Personal information
- Native name: אלדד אמיר
- Nationality: Israel
- Born: September 28, 1961 (age 64) Hadera, Israel
- Height: 6 ft 2.5 in (189 cm)
- Weight: 207 lb (94 kg)

Sailing career
- Sport: Sailing
- Class: Mixed Two-Person Heavyweight Dinghy

= Eldad Amir =

Israeli sailor

Eldad Amir (אלדד אמיר; born September 28, 1961) is an Israeli Olympic competitive sailor. He was born in Hadera, Israel, and is Jewish.

==Sailing career==
When Amir competed in the Olympics he was 6 ft 2.5 in tall, and weighed 207 lb.

Amir competed for Israel at the 1984 Summer Olympics with Yoel Sela, at the age of 22, in Los Angeles, California, in Sailing - Mixed Two Person Heavyweight Dinghy, and came in 8th.

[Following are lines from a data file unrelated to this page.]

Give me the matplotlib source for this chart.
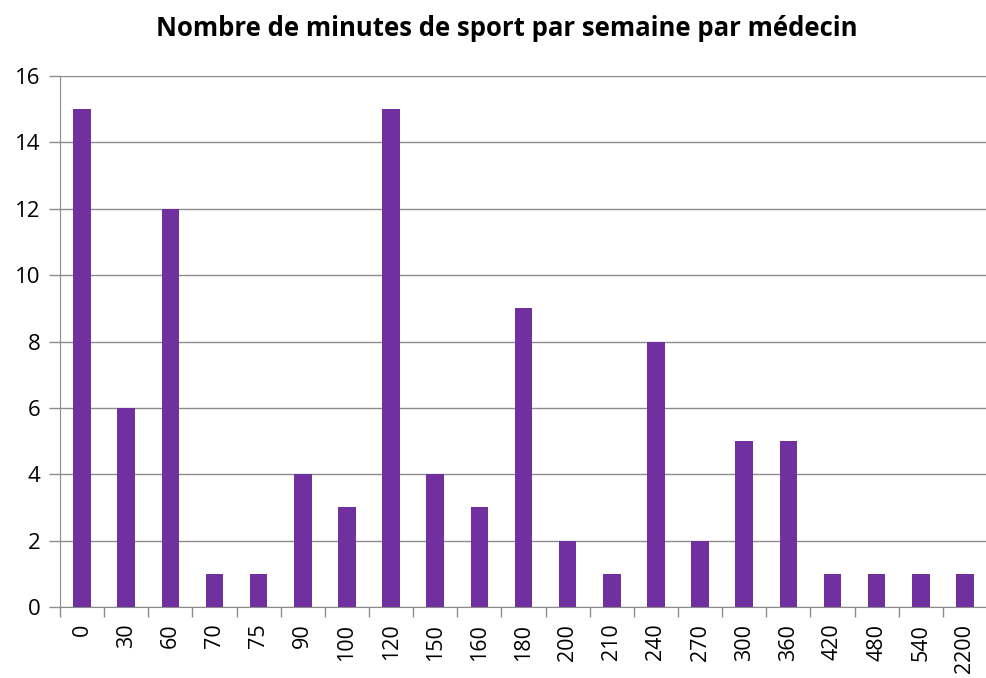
import matplotlib.pyplot as plt
import numpy as np

minutes = ["0", "30", "60", "70", "75", "90", "100", "120", "150", "160", "180",
           "200", "210", "240", "270", "300", "360", "420", "480", "540", "2200"]
counts = [15, 6, 12, 1, 1, 4, 3, 15, 4, 3, 9, 2, 1, 8, 2, 5, 5, 1, 1, 1, 1]

plt.rcParams['font.family'] = ['Open Sans', 'DejaVu Sans']

fig = plt.figure(figsize=(9.87, 6.78), dpi=100)
ax = fig.add_axes([60 / 987, 71 / 678, 927 / 987, 531 / 678])

x = np.arange(len(minutes))
ax.bar(x, counts, width=0.4, color="#7030A0", zorder=3)

ax.set_xlim(-0.5, len(minutes) - 0.5 - 7.5 / 44.5)
ax.set_ylim(0, 16)
ax.set_yticks(range(0, 17, 2))
ax.yaxis.grid(True, color="#8c8c8c", linewidth=1)
ax.set_axisbelow(True)

ax.set_xticks(x)
ax.set_xticklabels(minutes, rotation=90, fontsize=15.5)
ax.tick_params(axis="x", which="major", length=0, pad=12)
ax.set_xticks(np.arange(-0.5, len(minutes), 1), minor=True)
ax.tick_params(axis="x", which="minor", length=7, color="#8c8c8c", width=1)
ax.tick_params(axis="y", length=8, color="#8c8c8c", width=1, labelsize=16, pad=6)

for s in ["top", "right"]:
    ax.spines[s].set_visible(False)
for s in ["left", "bottom"]:
    ax.spines[s].set_color("#8c8c8c")

fig.text(507 / 987, 1 - 28 / 678, "Nombre de minutes de sport par semaine par médecin",
         ha="center", va="center", fontsize=18.5, fontweight="bold")

fig.savefig("out.png", dpi=100)
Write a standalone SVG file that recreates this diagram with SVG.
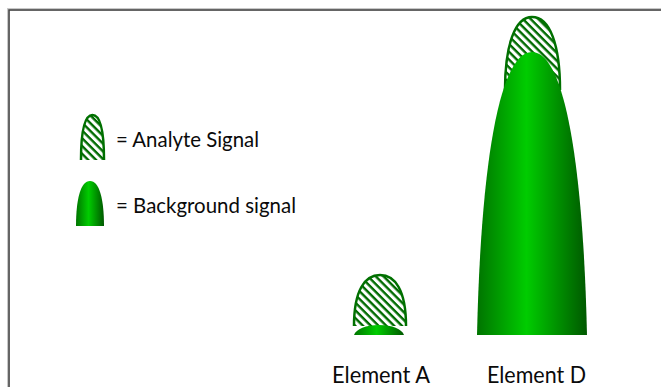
<svg xmlns="http://www.w3.org/2000/svg" width="661" height="387" viewBox="0 0 661 387">
<style>
.lbl{font-family:Lato,"Liberation Sans",sans-serif;fill:#0a0a0a;}
.hatch{fill:url(#hatch);stroke:#007000;stroke-width:2.5;}
.solid{fill:url(#grad);}
</style>
<defs>
<pattern id="hatch" patternUnits="userSpaceOnUse" width="5.5" height="5.5" patternTransform="rotate(45)">
<rect width="5.5" height="5.5" fill="#fff"/>
<rect x="0" y="0" width="5.5" height="2.4" fill="#006a00"/>
</pattern>
<linearGradient id="grad" x1="0" y1="0" x2="1" y2="0">
<stop offset="0" stop-color="#007400"/>
<stop offset="0.45" stop-color="#00cc00"/>
<stop offset="1" stop-color="#005800"/>
</linearGradient>
</defs>
<rect width="661" height="387" fill="#fff"/>
<g id="frame">
<path d="M8.5,387 V9.5 H661" fill="none" stroke="#c8c8c8" stroke-width="3"/>
<path d="M9,387 V10 H661" fill="none" stroke="#444" stroke-width="1.5"/>
</g>
<g id="legend-analyte">
<path class="hatch" d="M81,160 C81,130 85,115 92.5,115 C100,115 104,130 104,160"/>
<text class="lbl" x="116" y="147" font-size="20.5" textLength="143" lengthAdjust="spacingAndGlyphs">= Analyte Signal</text>
</g>
<g id="legend-background">
<path class="solid" d="M76,226 C76,198 81,181 90,181 C99,181 104,198 104,226 Z"/>
<text class="lbl" x="116" y="213" font-size="20.5" textLength="180" lengthAdjust="spacingAndGlyphs">= Background signal</text>
</g>
<g id="element-a">
<path class="hatch" d="M354,326 C354,290 365,275 380,275 C395,275 406,290 406,326"/>
<path class="solid" d="M354,335 C356,329 366,325 379,325 C392,325 402,329 404,335 Z"/>
<text class="lbl" x="332" y="383" font-size="22.5" textLength="98" lengthAdjust="spacingAndGlyphs">Element A</text>
</g>
<g id="element-d">
<path class="hatch" d="M505,90 C505,45 515,17 532,17 C550,17 560,45 560,90"/>
<path class="solid" d="M477,335 C481,160 500,52 532,52 C564,52 583,160 587,335 Z"/>
<text class="lbl" x="487" y="383" font-size="22.5" textLength="99" lengthAdjust="spacingAndGlyphs">Element D</text>
</g>
</svg>
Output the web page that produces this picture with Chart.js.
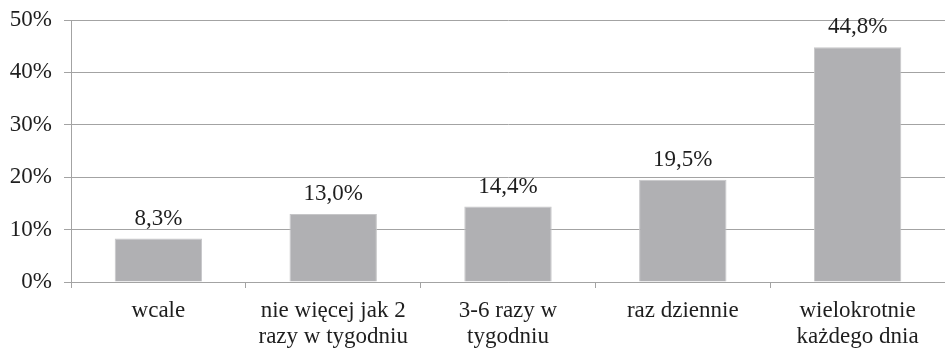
<!DOCTYPE html>
<html>
<head>
<meta charset="utf-8">
<script src="https://cdn.jsdelivr.net/npm/chart.js@4/dist/chart.umd.min.js"></script>
<style>
  html, body { margin: 0; padding: 0; background: #fff; }
  #wrap { width: 945px; height: 349px; position: relative; }
</style>
</head>
<body>
<div id="wrap"><canvas id="c"></canvas></div>
<script>
// Frequency categories (two-line labels) and their shares in percent
const categories = [
  ['wcale'],
  ['nie więcej jak 2', 'razy w tygodniu'],
  ['3-6 razy w', 'tygodniu'],
  ['raz dziennie'],
  ['wielokrotnie', 'każdego dnia']
];
const shares = [8.3, 13.0, 14.4, 19.5, 44.8];
const yTicks = [0, 10, 20, 30, 40, 50];

const FONT = '"Liberation Serif", "Times New Roman", serif';
const TEXT = '#1e1e1e';
const GRID = '#a3a3a3';

// Value labels above each bar, Polish decimal comma
const valueLabels = {
  id: 'valueLabels',
  afterDatasetsDraw(chart) {
    const ctx = chart.ctx;
    const meta = chart.getDatasetMeta(0);
    ctx.save();
    ctx.font = '23px ' + FONT;
    ctx.fillStyle = TEXT;
    ctx.textAlign = 'center';
    ctx.textBaseline = 'alphabetic';
    meta.data.forEach((bar, i) => {
      const txt = shares[i].toFixed(1).replace('.', ',') + '%';
      ctx.fillText(txt, bar.x, bar.y - 14);
    });
    ctx.restore();
  }
};

new Chart(document.getElementById('c'), {
  type: 'bar',
  data: {
    labels: categories,
    datasets: [{
      data: shares,
      backgroundColor: '#b0b0b3',
      borderColor: '#c6c6c8',
      borderWidth: 1,
      categoryPercentage: 1.0,
      barPercentage: 0.5
    }]
  },
  options: {
    responsive: true,
    maintainAspectRatio: false,
    animation: false,
    layout: { padding: { top: 20, right: 0, left: 0, bottom: 0 } },
    plugins: {
      legend: { display: false },
      tooltip: { enabled: false }
    },
    scales: {
      x: {
        grid: {
          display: true,
          drawOnChartArea: false,
          drawTicks: true,
          tickLength: 6,
          color: GRID,
          offset: true
        },
        border: { display: true, color: GRID, width: 1 },
        ticks: {
          color: TEXT,
          font: { family: FONT, size: 23, lineHeight: 1.13 },
          padding: 10,
          maxRotation: 0,
          autoSkip: false
        },
        afterFit(scale) { scale.height = 67; }
      },
      y: {
        min: 0,
        max: 50,
        afterBuildTicks(scale) { scale.ticks = yTicks.map(v => ({ value: v })); },
        grid: {
          color: GRID,
          lineWidth: 1,
          drawTicks: true,
          tickLength: 7
        },
        border: { display: true, color: GRID, width: 1 },
        ticks: {
          color: TEXT,
          // compact line height keeps the top label from pushing the plot down
          font: { family: FONT, size: 23, lineHeight: 0.6 },
          padding: 12,
          callback: v => v + '%'
        },
        afterFit(scale) { scale.width = 71; }
      }
    }
  },
  plugins: [valueLabels]
});
</script>
</body>
</html>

Amir competed for Israel at the 1988 Summer Olympics with Yoel Sela, at the age of 26, in Seoul, Korea, in Sailing - Mixed Two Person Heavyweight Dinghy, and came in 4th. They came very close to winning the first Olympic medal in Israeli history, missing one by 11.30 points. Their second race fell on Yom Kippur, and Israeli officials forbade them from competing that day, so they had missed that race. Had they been able to compete in the second race, they would have certainly medaled.

In 1990, Amir and Sela came in 5th in the World Championships. In 1991, they won the Italian Open and came in second in the France Open.

At the 1992 Summer Olympics, Amir carried the Israeli flag at opening ceremony. He competed with Yoel Sela, at the age of 30, in Sailing - Mixed Two Person Heavyweight Dinghy, and came in 20th.